_Work instructions_: Extract each line of the material that follows exactly and omit its pictures.

_Data supplied_:
□ □ □ □

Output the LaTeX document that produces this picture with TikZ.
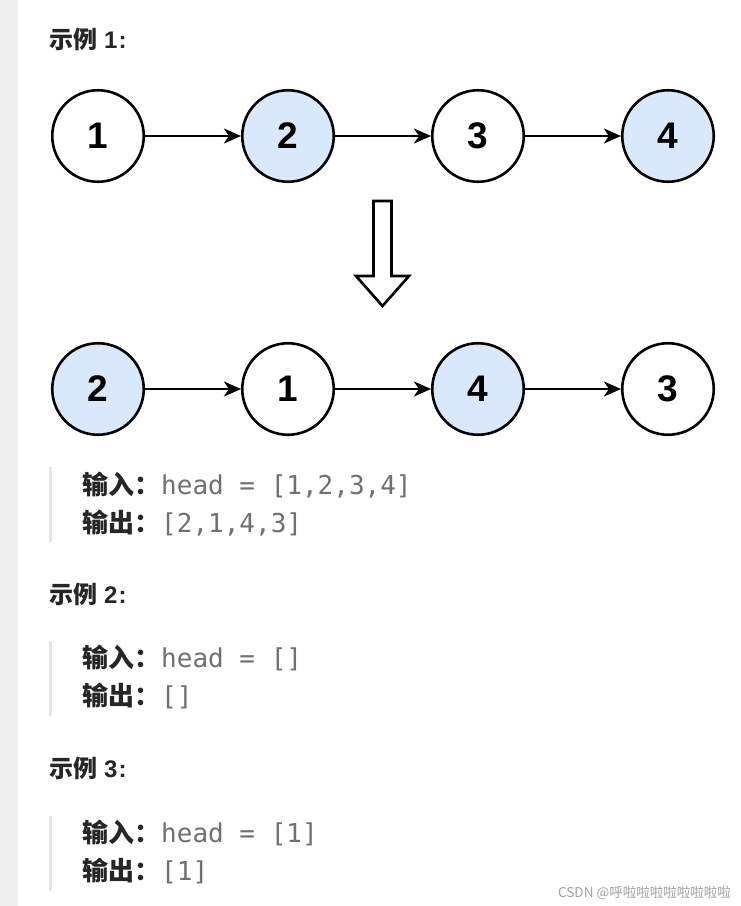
\documentclass[tikz,border=0pt]{standalone}
\usepackage{fontspec}
\usetikzlibrary{arrows.meta}
\newfontfamily\cjk{Noto Sans CJK SC}
\newfontfamily\numf{Liberation Sans}
\newfontfamily\monof{DejaVu Sans Mono}
\definecolor{nodeblue}{HTML}{DAE8FC}
\definecolor{stripgray}{HTML}{F0F0F0}
\definecolor{bargray}{HTML}{E6E6E6}
\definecolor{codegray}{HTML}{707070}
\definecolor{headblack}{HTML}{262626}
\definecolor{markgray}{HTML}{A0A0A0}
\newcommand{\hnum}[1]{\hspace{7pt}{\numf\bfseries\fontsize{24}{28}\selectfont #1\hspace{1pt}:}}
\tikzset{
  listnode/.style={circle, draw=black, line width=2.6pt, minimum size=91.5pt, inner sep=0pt,
    font=\numf\bfseries\fontsize{37}{40}\selectfont, fill=white},
  bluenode/.style={listnode, fill=nodeblue},
  linkarrow/.style={line width=2.4pt, -{Stealth[length=17pt,width=15pt,inset=5pt]}},
  heading/.style={anchor=base west, inner sep=0pt, text=headblack,
    font=\cjk\bfseries\fontsize{24}{28}\selectfont},
  codelabel/.style={anchor=base west, inner sep=0pt, text=headblack,
    font=\cjk\bfseries\fontsize{26}{30}\selectfont},
  codetext/.style={anchor=base west, inner sep=0pt, text=codegray,
    font=\monof\fontsize{26}{30}\selectfont},
  codebar/.style={fill=bargray, draw=none},
  hollowarrow/.style={draw=black, line width=2.6pt, fill=white, line join=miter}
}
\begin{document}
\begin{tikzpicture}[x=1pt,y=-1pt]
\useasboundingbox (0,0) rectangle (741,906);
\fill[white] (0,0) rectangle (741,906);
\fill[stripgray] (0,0) rectangle (18,906);

% Example 1 heading
\node[heading] (h1) at (49,48) {示例\hnum{1}};

% Row 1
\node[listnode] (a1) at (98,136) {1};
\node[bluenode] (a2) at (288,136) {2};
\node[listnode] (a3) at (478,136) {3};
\node[bluenode] (a4) at (668,136) {4};
\draw[linkarrow] (a1) -- (a2);
\draw[linkarrow] (a2) -- (a3);
\draw[linkarrow] (a3) -- (a4);

% Hollow down arrow
\draw[hollowarrow] (373.5,201) -- (391.5,201) -- (391.5,276) -- (409,276) -- (382.5,306)
  -- (356,276) -- (373.5,276) -- cycle;

% Row 2
\node[bluenode] (b1) at (98,389) {2};
\node[listnode] (b2) at (288,389) {1};
\node[bluenode] (b3) at (478,389) {4};
\node[listnode] (b4) at (668,389) {3};
\draw[linkarrow] (b1) -- (b2);
\draw[linkarrow] (b2) -- (b3);
\draw[linkarrow] (b3) -- (b4);

% Block 1
\fill[codebar] (49,467) rectangle (52,542);
\node[codelabel] (in1l) at (82,494) {输入：};
\node[codetext] (in1t) at (161,494) {head = [1,2,3,4]};
\node[codelabel] (out1l) at (82,532) {输出：};
\node[codetext] (out1t) at (161,532) {[2,1,4,3]};

% Example 2
\node[heading] (h2) at (49,603) {示例\hnum{2}};
\fill[codebar] (49,641) rectangle (52,716);
\node[codelabel] (in2l) at (82,667) {输入：};
\node[codetext] (in2t) at (161,667) {head = []};
\node[codelabel] (out2l) at (82,705) {输出：};
\node[codetext] (out2t) at (161,705) {[]};

% Example 3
\node[heading] (h3) at (49,777) {示例\hnum{3}};
\fill[codebar] (49,816) rectangle (52,891);
\node[codelabel] (in3l) at (82,842) {输入：};
\node[codetext] (in3t) at (161,842) {head = [1]};
\node[codelabel] (out3l) at (82,880) {输出：};
\node[codetext] (out3t) at (161,880) {[1]};

% Watermark
\node[anchor=base east, inner sep=0pt, text=markgray, font=\cjk\fontsize{13.5}{15}\selectfont]
  (wm) at (731,897) {CSDN @呼啦啦啦啦啦啦啦啦};
\end{tikzpicture}
\end{document}
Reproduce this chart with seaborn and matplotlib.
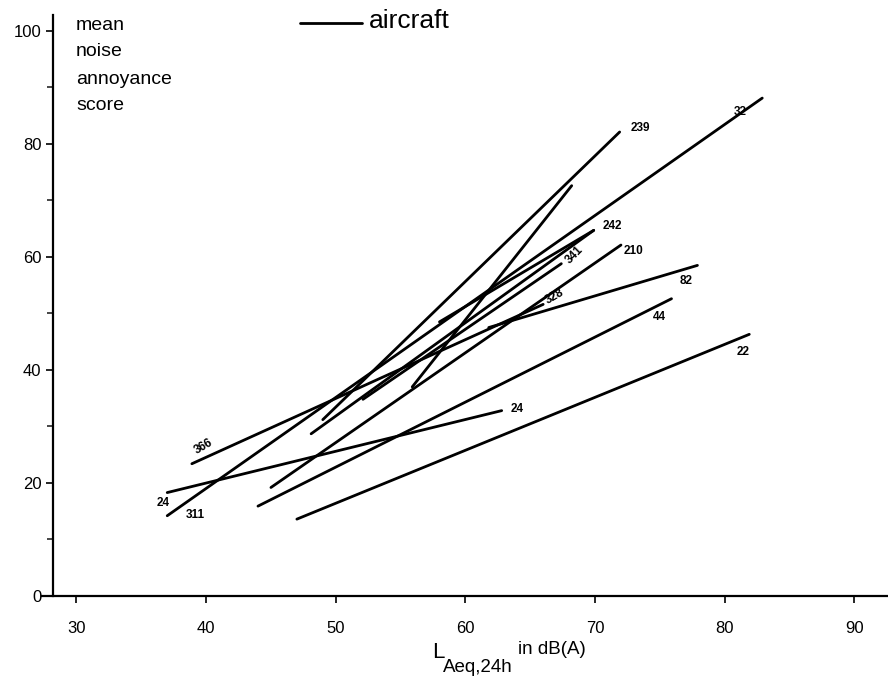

□ □ □ □

_Task result_:
Output the LaTeX document that produces this picture with TikZ.
\documentclass[tikz,border=0pt]{standalone}
\usepackage{fontspec}
\usetikzlibrary{arrows.meta}
\newfontfamily\cjk{Noto Sans CJK SC}
\newfontfamily\numf{Liberation Sans}
\newfontfamily\monof{DejaVu Sans Mono}
\definecolor{nodeblue}{HTML}{DAE8FC}
\definecolor{stripgray}{HTML}{F0F0F0}
\definecolor{bargray}{HTML}{E6E6E6}
\definecolor{codegray}{HTML}{707070}
\definecolor{headblack}{HTML}{262626}
\definecolor{markgray}{HTML}{A0A0A0}
\newcommand{\hnum}[1]{\hspace{7pt}{\numf\bfseries\fontsize{24}{28}\selectfont #1\hspace{1pt}:}}
\tikzset{
  listnode/.style={circle, draw=black, line width=2.6pt, minimum size=91.5pt, inner sep=0pt,
    font=\numf\bfseries\fontsize{37}{40}\selectfont, fill=white},
  bluenode/.style={listnode, fill=nodeblue},
  linkarrow/.style={line width=2.4pt, -{Stealth[length=17pt,width=15pt,inset=5pt]}},
  heading/.style={anchor=base west, inner sep=0pt, text=headblack,
    font=\cjk\bfseries\fontsize{24}{28}\selectfont},
  codelabel/.style={anchor=base west, inner sep=0pt, text=headblack,
    font=\cjk\bfseries\fontsize{26}{30}\selectfont},
  codetext/.style={anchor=base west, inner sep=0pt, text=codegray,
    font=\monof\fontsize{26}{30}\selectfont},
  codebar/.style={fill=bargray, draw=none},
  hollowarrow/.style={draw=black, line width=2.6pt, fill=white, line join=miter}
}
\begin{document}
\begin{tikzpicture}[x=1pt,y=-1pt]
\useasboundingbox (0,0) rectangle (741,906);
\fill[white] (0,0) rectangle (741,906);
\fill[stripgray] (0,0) rectangle (18,906);

% Example 1 heading
\node[heading] (h1) at (49,48) {示例\hnum{1}};

% Row 1
\node[listnode] (a1) at (98,136) {1};
\node[bluenode] (a2) at (288,136) {2};
\node[listnode] (a3) at (478,136) {3};
\node[bluenode] (a4) at (668,136) {4};
\draw[linkarrow] (a1) -- (a2);
\draw[linkarrow] (a2) -- (a3);
\draw[linkarrow] (a3) -- (a4);

% Hollow down arrow
\draw[hollowarrow] (373.5,201) -- (391.5,201) -- (391.5,276) -- (409,276) -- (382.5,306)
  -- (356,276) -- (373.5,276) -- cycle;

% Row 2
\node[bluenode] (b1) at (98,389) {2};
\node[listnode] (b2) at (288,389) {1};
\node[bluenode] (b3) at (478,389) {4};
\node[listnode] (b4) at (668,389) {3};
\draw[linkarrow] (b1) -- (b2);
\draw[linkarrow] (b2) -- (b3);
\draw[linkarrow] (b3) -- (b4);

% Block 1
\fill[codebar] (49,467) rectangle (52,542);
\node[codelabel] (in1l) at (82,494) {输入：};
\node[codetext] (in1t) at (161,494) {head = [1,2,3,4]};
\node[codelabel] (out1l) at (82,532) {输出：};
\node[codetext] (out1t) at (161,532) {[2,1,4,3]};

% Example 2
\node[heading] (h2) at (49,603) {示例\hnum{2}};
\fill[codebar] (49,641) rectangle (52,716);
\node[codelabel] (in2l) at (82,667) {输入：};
\node[codetext] (in2t) at (161,667) {head = []};
\node[codelabel] (out2l) at (82,705) {输出：};
\node[codetext] (out2t) at (161,705) {[]};

% Example 3
\node[heading] (h3) at (49,777) {示例\hnum{3}};
\fill[codebar] (49,816) rectangle (52,891);
\node[codelabel] (in3l) at (82,842) {输入：};
\node[codetext] (in3t) at (161,842) {head = [1]};
\node[codelabel] (out3l) at (82,880) {输出：};
\node[codetext] (out3t) at (161,880) {[1]};

% Watermark
\node[anchor=base east, inner sep=0pt, text=markgray, font=\cjk\fontsize{13.5}{15}\selectfont]
  (wm) at (731,897) {CSDN @呼啦啦啦啦啦啦啦啦};
\end{tikzpicture}
\end{document}
Reproduce this chart with seaborn and matplotlib.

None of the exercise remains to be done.